:: Dataset extract ::

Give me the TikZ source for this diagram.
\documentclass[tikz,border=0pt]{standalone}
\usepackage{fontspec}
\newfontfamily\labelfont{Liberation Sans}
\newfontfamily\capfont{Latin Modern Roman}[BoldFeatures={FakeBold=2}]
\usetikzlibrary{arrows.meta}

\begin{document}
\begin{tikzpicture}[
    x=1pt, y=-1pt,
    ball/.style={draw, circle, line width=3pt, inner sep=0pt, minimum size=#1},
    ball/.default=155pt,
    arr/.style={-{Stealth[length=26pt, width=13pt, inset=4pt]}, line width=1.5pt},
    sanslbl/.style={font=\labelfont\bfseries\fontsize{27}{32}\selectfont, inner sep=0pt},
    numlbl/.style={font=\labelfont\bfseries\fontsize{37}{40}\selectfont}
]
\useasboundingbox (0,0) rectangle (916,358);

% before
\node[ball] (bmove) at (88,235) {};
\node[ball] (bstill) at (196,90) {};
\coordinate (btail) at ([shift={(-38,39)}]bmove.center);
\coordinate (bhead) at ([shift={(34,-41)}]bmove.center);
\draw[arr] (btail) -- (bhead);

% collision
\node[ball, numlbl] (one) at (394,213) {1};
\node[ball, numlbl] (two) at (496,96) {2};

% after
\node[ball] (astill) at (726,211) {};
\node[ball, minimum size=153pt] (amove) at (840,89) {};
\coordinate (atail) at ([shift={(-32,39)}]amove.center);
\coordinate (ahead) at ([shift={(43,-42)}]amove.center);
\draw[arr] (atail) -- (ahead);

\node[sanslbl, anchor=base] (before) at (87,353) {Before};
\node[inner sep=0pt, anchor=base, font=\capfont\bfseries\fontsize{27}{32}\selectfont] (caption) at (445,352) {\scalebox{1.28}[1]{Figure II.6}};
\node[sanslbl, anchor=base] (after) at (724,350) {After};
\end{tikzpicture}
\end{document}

:::
:: Dataset extract ::

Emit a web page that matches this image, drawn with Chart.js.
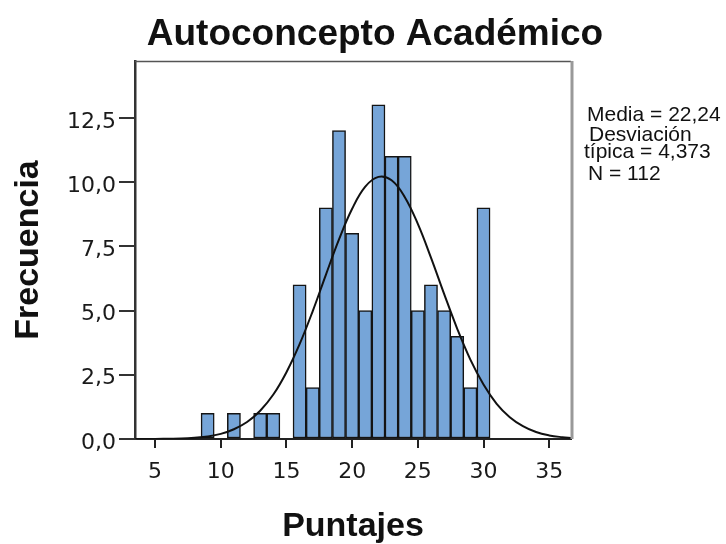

:::
:: Dataset extract ::

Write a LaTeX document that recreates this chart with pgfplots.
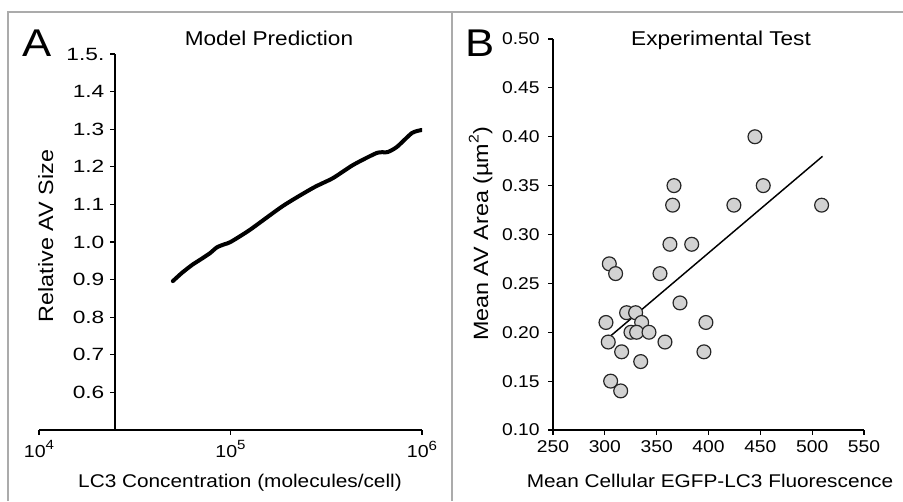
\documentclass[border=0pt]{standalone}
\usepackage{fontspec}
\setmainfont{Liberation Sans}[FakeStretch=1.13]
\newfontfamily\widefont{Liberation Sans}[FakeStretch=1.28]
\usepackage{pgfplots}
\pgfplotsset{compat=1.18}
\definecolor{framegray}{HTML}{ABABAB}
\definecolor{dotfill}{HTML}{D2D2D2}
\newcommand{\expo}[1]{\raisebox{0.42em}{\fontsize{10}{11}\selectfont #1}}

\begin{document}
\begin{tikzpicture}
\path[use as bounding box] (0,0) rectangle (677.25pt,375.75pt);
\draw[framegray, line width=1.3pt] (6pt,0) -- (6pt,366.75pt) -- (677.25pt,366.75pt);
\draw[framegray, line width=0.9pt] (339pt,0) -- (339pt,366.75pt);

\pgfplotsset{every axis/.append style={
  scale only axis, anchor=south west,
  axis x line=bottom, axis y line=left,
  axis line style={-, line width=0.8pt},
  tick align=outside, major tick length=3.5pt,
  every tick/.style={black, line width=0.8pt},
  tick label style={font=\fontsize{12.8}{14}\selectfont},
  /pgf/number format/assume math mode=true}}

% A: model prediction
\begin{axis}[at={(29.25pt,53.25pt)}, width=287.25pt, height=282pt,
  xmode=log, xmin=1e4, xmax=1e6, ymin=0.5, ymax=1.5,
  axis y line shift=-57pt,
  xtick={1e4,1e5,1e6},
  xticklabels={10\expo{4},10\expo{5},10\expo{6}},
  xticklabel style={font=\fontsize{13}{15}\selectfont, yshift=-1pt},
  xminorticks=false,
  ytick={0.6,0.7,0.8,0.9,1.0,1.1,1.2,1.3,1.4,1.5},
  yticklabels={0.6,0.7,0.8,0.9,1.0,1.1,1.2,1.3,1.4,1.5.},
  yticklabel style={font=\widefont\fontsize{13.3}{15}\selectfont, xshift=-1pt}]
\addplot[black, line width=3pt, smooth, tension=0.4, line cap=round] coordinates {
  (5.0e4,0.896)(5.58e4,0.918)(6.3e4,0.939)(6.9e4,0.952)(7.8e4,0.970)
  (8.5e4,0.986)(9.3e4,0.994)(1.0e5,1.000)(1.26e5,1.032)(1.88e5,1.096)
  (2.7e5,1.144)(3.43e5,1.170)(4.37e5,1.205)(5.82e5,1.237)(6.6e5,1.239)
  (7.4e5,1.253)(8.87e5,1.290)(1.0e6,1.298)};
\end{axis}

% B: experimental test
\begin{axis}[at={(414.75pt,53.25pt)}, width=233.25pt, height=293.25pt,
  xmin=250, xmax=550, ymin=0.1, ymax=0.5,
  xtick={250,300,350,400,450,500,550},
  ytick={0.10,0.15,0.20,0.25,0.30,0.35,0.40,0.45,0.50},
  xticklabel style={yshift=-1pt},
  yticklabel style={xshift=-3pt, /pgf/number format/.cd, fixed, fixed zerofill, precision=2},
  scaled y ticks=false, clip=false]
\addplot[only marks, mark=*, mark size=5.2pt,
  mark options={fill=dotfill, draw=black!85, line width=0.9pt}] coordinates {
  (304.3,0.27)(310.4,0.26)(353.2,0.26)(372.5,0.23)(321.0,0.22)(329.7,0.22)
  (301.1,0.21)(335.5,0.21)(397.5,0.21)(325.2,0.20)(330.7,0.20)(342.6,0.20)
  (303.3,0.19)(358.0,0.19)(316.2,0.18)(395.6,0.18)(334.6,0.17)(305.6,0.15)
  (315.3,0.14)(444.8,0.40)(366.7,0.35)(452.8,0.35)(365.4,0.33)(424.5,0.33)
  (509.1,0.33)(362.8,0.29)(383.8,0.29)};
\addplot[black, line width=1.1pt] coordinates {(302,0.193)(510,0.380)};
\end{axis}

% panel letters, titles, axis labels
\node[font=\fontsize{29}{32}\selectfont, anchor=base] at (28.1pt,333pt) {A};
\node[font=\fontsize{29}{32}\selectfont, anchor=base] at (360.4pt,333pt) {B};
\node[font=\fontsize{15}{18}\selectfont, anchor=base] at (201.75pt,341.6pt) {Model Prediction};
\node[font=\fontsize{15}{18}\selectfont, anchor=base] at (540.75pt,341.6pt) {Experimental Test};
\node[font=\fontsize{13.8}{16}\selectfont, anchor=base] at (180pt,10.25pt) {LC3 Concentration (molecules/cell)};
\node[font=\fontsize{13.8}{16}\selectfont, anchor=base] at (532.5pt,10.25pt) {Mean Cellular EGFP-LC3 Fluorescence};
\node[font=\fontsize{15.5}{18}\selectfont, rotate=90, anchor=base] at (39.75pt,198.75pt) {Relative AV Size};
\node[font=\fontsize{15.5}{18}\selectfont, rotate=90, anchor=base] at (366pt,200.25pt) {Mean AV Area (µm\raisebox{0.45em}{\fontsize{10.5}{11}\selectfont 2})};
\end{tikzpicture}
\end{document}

:::

#### Requirements:
Note every line above where the string "with" shows up, and copy those lines.

#### Finished exercise:
Emit a web page that matches this image, drawn with Chart.js.
Write a LaTeX document that recreates this chart with pgfplots.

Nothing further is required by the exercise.